### Source excerpt
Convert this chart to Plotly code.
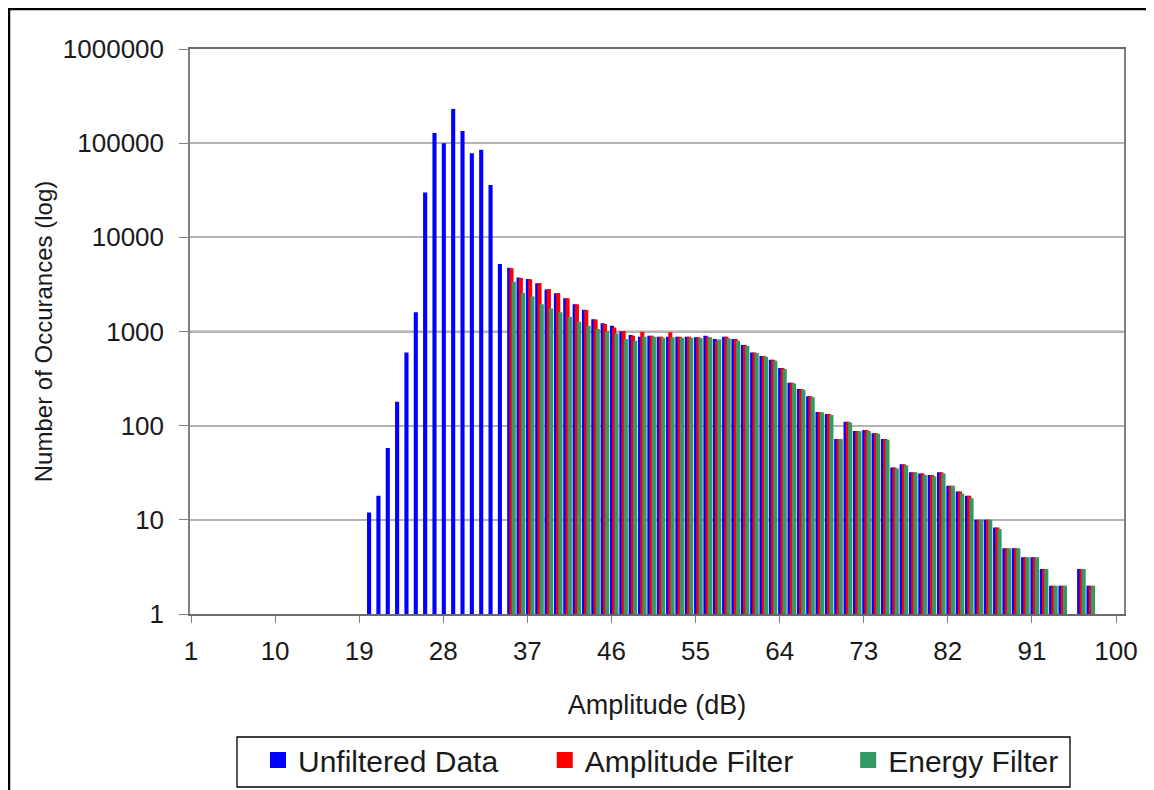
import plotly.graph_objects as go

# ---- data ----
amplitudes = list(range(1, 101))
x_tick_values = [1, 10, 19, 28, 37, 46, 55, 64, 73, 82, 91, 100]
y_tick_values = [1, 10, 100, 1000, 10000, 100000, 1000000]
y_tick_labels = ["1", "10", "100", "1000", "10000", "100000", "1000000"]

# Unfiltered Data: amplitudes 20..97
unfiltered_start = 20
unfiltered = [12, 18, 58, 180, 600, 1600, 30000, 128000, 100000, 230000,
              135000, 78000, 85000, 36000, 5200,
              4750, 3750, 3600, 3250, 2800, 2550, 2250, 1950, 1700, 1350,
              1220, 1150, 1000, 920, 880, 900, 880, 880, 880, 880,
              870, 900, 830, 880, 830, 720, 600, 550, 500, 410,
              285, 245, 205, 140, 133, 72, 110, 88, 90, 83,
              72, 36, 39, 32, 31, 30, 32, 23, 20, 18,
              10, 10, 8.3, 5, 5, 4, 4, 3, 2, 2,
              None, 3, 2]

# Amplitude Filter: amplitudes 35..97
filtered_start = 35
amplitude_filter = [4700, 3700, 3580, 3270, 2820, 2560, 2250, 1950, 1690, 1340,
                    1200, 1100, 1010, 900, 995, 900, 880, 980, 880, 880,
                    870, 880, 800, 880, 830, 720, 600, 550, 500, 410,
                    285, 245, 205, 140, 133, 72, 110, 88, 90, 83,
                    72, 36, 39, 32, 31, 30, 32, 23, 20, 18,
                    10, 10, 8.3, 5, 5, 4, 4, 3, 2, 2,
                    None, 3, 2]

# Energy Filter: amplitudes 35..97
energy_filter = [3380, 2580, 2360, 1950, 1760, 1600, 1430, 1270, 1150, 1060,
                 1000, 950, 830, 800, 880, 880, 860, 870, 860, 860,
                 850, 870, 820, 850, 800, 700, 590, 540, 490, 400,
                 280, 240, 200, 138, 130, 72, 108, 87, 88, 82,
                 71, 35, 38, 32, 30, 29, 31, 23, 19, 17,
                 10, 10, 8, 5, 5, 4, 4, 3, 2, 2,
                 None, 3, 2]

series_names = ["Unfiltered Data", "Amplitude Filter", "Energy Filter"]
series_colors = ["#0000FF", "#FF0000", "#339966"]
legend_pad = [5, 6, 0]   # non-breaking spaces after each legend label


def expand(start, values):
    full = [None] * len(amplitudes)
    for i, v in enumerate(values):
        full[start - 1 + i] = v
    return full


series_values = [expand(unfiltered_start, unfiltered),
                 expand(filtered_start, amplitude_filter),
                 expand(filtered_start, energy_filter)]

bar_width = 0.44
bar_offsets = [-0.16, 0.08, 0.32]

FONT = "Arial, 'Liberation Sans', sans-serif"
TXT = "#1a1a1a"

fig = go.Figure()
for name, vals, col, off in zip(series_names, series_values, series_colors, bar_offsets):
    fig.add_trace(go.Bar(
        x=amplitudes, y=vals, name=name, showlegend=False,
        marker=dict(color=col, line=dict(width=0)),
        width=bar_width, offset=off,
    ))
# legend-only entries (bigger square swatches, as in the reference)
for name, col, pad in zip(series_names, series_colors, legend_pad):
    fig.add_trace(go.Scatter(
        x=[None], y=[None], mode="markers", name=name + "\u00a0" * pad,
        marker=dict(symbol="square", size=16, color=col),
    ))

# page body adds an 8px margin, so the figure is sized to fit the window
W, H = 1146, 782
L, R, T, B = 182, 30, 41, 176
pw, ph = W - L - R, H - T - B


def px_x(p):
    return (p - L) / pw


def px_y(p):
    return (H - B - p) / ph


shapes = []
# darker alternate grid lines
for frac in [5 / 6, 3 / 6, 1 / 6]:
    shapes.append(dict(type="line", xref="paper", yref="paper",
                       x0=0, x1=1, y0=frac, y1=frac,
                       line=dict(color="#5a5a5a", width=1.3), layer="below"))
# legend box
shapes.append(dict(type="rect", xref="paper", yref="paper",
                   x0=px_x(229), x1=px_x(1062), y0=px_y(779), y1=px_y(729),
                   line=dict(color="black", width=1.3), fillcolor="white",
                   layer="below"))
# outer frame
shapes.append(dict(type="rect", xref="paper", yref="paper",
                   x0=px_x(1), x1=px_x(1142), y0=px_y(795), y1=px_y(1),
                   line=dict(color="black", width=2.5), fillcolor="rgba(0,0,0,0)"))

fig.update_layout(
    width=W, height=H,
    margin=dict(l=L, r=R, t=T, b=B, pad=0, autoexpand=False),
    paper_bgcolor="white", plot_bgcolor="white",
    barmode="overlay",
    font=dict(family=FONT, color=TXT, size=24),
    shapes=shapes,
    showlegend=True,
    legend=dict(orientation="h", x=px_x(250), xanchor="left",
                y=px_y(726), yanchor="top",
                borderwidth=0, bgcolor="rgba(0,0,0,0)",
                font=dict(size=30, family=FONT, color=TXT),
                itemwidth=30, itemsizing="trace"),
    xaxis=dict(type="linear", range=[0.893, 100.856],
               tickmode="array", tickvals=x_tick_values,
               ticktext=[str(v) for v in x_tick_values],
               ticks="outside", ticklen=7, tickcolor="#808080", tickwidth=1.2,
               showgrid=False, zeroline=False, automargin=False,
               showline=True, linecolor="#6a6a6a", linewidth=1.5, mirror=True,
               tickfont=dict(size=26, family=FONT, color=TXT),
               ticklabelstandoff=6,
               title=dict(text="Amplitude (dB)", standoff=30,
                          font=dict(size=27, family=FONT, color=TXT))),
    yaxis=dict(type="log", range=[0, 6],
               tickmode="array", tickvals=y_tick_values, ticktext=y_tick_labels,
               ticks="outside", ticklen=9, tickcolor="#808080", tickwidth=1.2,
               showgrid=True, gridcolor="#b4b4b4", gridwidth=1.6,
               zeroline=False, automargin=False,
               showline=True, linecolor="#808080", linewidth=1.5, mirror=True,
               tickfont=dict(size=26, family=FONT, color=TXT),
               ticklabelstandoff=10,
               title=dict(text="Number of Occurances (log)", standoff=3,
                          font=dict(size=24, family=FONT, color=TXT))),
)

fig.write_html("out.html")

### Set task
Restate the data above exactly, stripping out each image.

### Exercise result
Convert this chart to Plotly code.
import plotly.graph_objects as go

# ---- data ----
amplitudes = list(range(1, 101))
x_tick_values = [1, 10, 19, 28, 37, 46, 55, 64, 73, 82, 91, 100]
y_tick_values = [1, 10, 100, 1000, 10000, 100000, 1000000]
y_tick_labels = ["1", "10", "100", "1000", "10000", "100000", "1000000"]

# Unfiltered Data: amplitudes 20..97
unfiltered_start = 20
unfiltered = [12, 18, 58, 180, 600, 1600, 30000, 128000, 100000, 230000,
              135000, 78000, 85000, 36000, 5200,
              4750, 3750, 3600, 3250, 2800, 2550, 2250, 1950, 1700, 1350,
              1220, 1150, 1000, 920, 880, 900, 880, 880, 880, 880,
              870, 900, 830, 880, 830, 720, 600, 550, 500, 410,
              285, 245, 205, 140, 133, 72, 110, 88, 90, 83,
              72, 36, 39, 32, 31, 30, 32, 23, 20, 18,
              10, 10, 8.3, 5, 5, 4, 4, 3, 2, 2,
              None, 3, 2]

# Amplitude Filter: amplitudes 35..97
filtered_start = 35
amplitude_filter = [4700, 3700, 3580, 3270, 2820, 2560, 2250, 1950, 1690, 1340,
                    1200, 1100, 1010, 900, 995, 900, 880, 980, 880, 880,
                    870, 880, 800, 880, 830, 720, 600, 550, 500, 410,
                    285, 245, 205, 140, 133, 72, 110, 88, 90, 83,
                    72, 36, 39, 32, 31, 30, 32, 23, 20, 18,
                    10, 10, 8.3, 5, 5, 4, 4, 3, 2, 2,
                    None, 3, 2]

# Energy Filter: amplitudes 35..97
energy_filter = [3380, 2580, 2360, 1950, 1760, 1600, 1430, 1270, 1150, 1060,
                 1000, 950, 830, 800, 880, 880, 860, 870, 860, 860,
                 850, 870, 820, 850, 800, 700, 590, 540, 490, 400,
                 280, 240, 200, 138, 130, 72, 108, 87, 88, 82,
                 71, 35, 38, 32, 30, 29, 31, 23, 19, 17,
                 10, 10, 8, 5, 5, 4, 4, 3, 2, 2,
                 None, 3, 2]

series_names = ["Unfiltered Data", "Amplitude Filter", "Energy Filter"]
series_colors = ["#0000FF", "#FF0000", "#339966"]
legend_pad = [5, 6, 0]   # non-breaking spaces after each legend label


def expand(start, values):
    full = [None] * len(amplitudes)
    for i, v in enumerate(values):
        full[start - 1 + i] = v
    return full


series_values = [expand(unfiltered_start, unfiltered),
                 expand(filtered_start, amplitude_filter),
                 expand(filtered_start, energy_filter)]

bar_width = 0.44
bar_offsets = [-0.16, 0.08, 0.32]

FONT = "Arial, 'Liberation Sans', sans-serif"
TXT = "#1a1a1a"

fig = go.Figure()
for name, vals, col, off in zip(series_names, series_values, series_colors, bar_offsets):
    fig.add_trace(go.Bar(
        x=amplitudes, y=vals, name=name, showlegend=False,
        marker=dict(color=col, line=dict(width=0)),
        width=bar_width, offset=off,
    ))
# legend-only entries (bigger square swatches, as in the reference)
for name, col, pad in zip(series_names, series_colors, legend_pad):
    fig.add_trace(go.Scatter(
        x=[None], y=[None], mode="markers", name=name + "\u00a0" * pad,
        marker=dict(symbol="square", size=16, color=col),
    ))

# page body adds an 8px margin, so the figure is sized to fit the window
W, H = 1146, 782
L, R, T, B = 182, 30, 41, 176
pw, ph = W - L - R, H - T - B


def px_x(p):
    return (p - L) / pw


def px_y(p):
    return (H - B - p) / ph


shapes = []
# darker alternate grid lines
for frac in [5 / 6, 3 / 6, 1 / 6]:
    shapes.append(dict(type="line", xref="paper", yref="paper",
                       x0=0, x1=1, y0=frac, y1=frac,
                       line=dict(color="#5a5a5a", width=1.3), layer="below"))
# legend box
shapes.append(dict(type="rect", xref="paper", yref="paper",
                   x0=px_x(229), x1=px_x(1062), y0=px_y(779), y1=px_y(729),
                   line=dict(color="black", width=1.3), fillcolor="white",
                   layer="below"))
# outer frame
shapes.append(dict(type="rect", xref="paper", yref="paper",
                   x0=px_x(1), x1=px_x(1142), y0=px_y(795), y1=px_y(1),
                   line=dict(color="black", width=2.5), fillcolor="rgba(0,0,0,0)"))

fig.update_layout(
    width=W, height=H,
    margin=dict(l=L, r=R, t=T, b=B, pad=0, autoexpand=False),
    paper_bgcolor="white", plot_bgcolor="white",
    barmode="overlay",
    font=dict(family=FONT, color=TXT, size=24),
    shapes=shapes,
    showlegend=True,
    legend=dict(orientation="h", x=px_x(250), xanchor="left",
                y=px_y(726), yanchor="top",
                borderwidth=0, bgcolor="rgba(0,0,0,0)",
                font=dict(size=30, family=FONT, color=TXT),
                itemwidth=30, itemsizing="trace"),
    xaxis=dict(type="linear", range=[0.893, 100.856],
               tickmode="array", tickvals=x_tick_values,
               ticktext=[str(v) for v in x_tick_values],
               ticks="outside", ticklen=7, tickcolor="#808080", tickwidth=1.2,
               showgrid=False, zeroline=False, automargin=False,
               showline=True, linecolor="#6a6a6a", linewidth=1.5, mirror=True,
               tickfont=dict(size=26, family=FONT, color=TXT),
               ticklabelstandoff=6,
               title=dict(text="Amplitude (dB)", standoff=30,
                          font=dict(size=27, family=FONT, color=TXT))),
    yaxis=dict(type="log", range=[0, 6],
               tickmode="array", tickvals=y_tick_values, ticktext=y_tick_labels,
               ticks="outside", ticklen=9, tickcolor="#808080", tickwidth=1.2,
               showgrid=True, gridcolor="#b4b4b4", gridwidth=1.6,
               zeroline=False, automargin=False,
               showline=True, linecolor="#808080", linewidth=1.5, mirror=True,
               tickfont=dict(size=26, family=FONT, color=TXT),
               ticklabelstandoff=10,
               title=dict(text="Number of Occurances (log)", standoff=3,
                          font=dict(size=24, family=FONT, color=TXT))),
)

fig.write_html("out.html")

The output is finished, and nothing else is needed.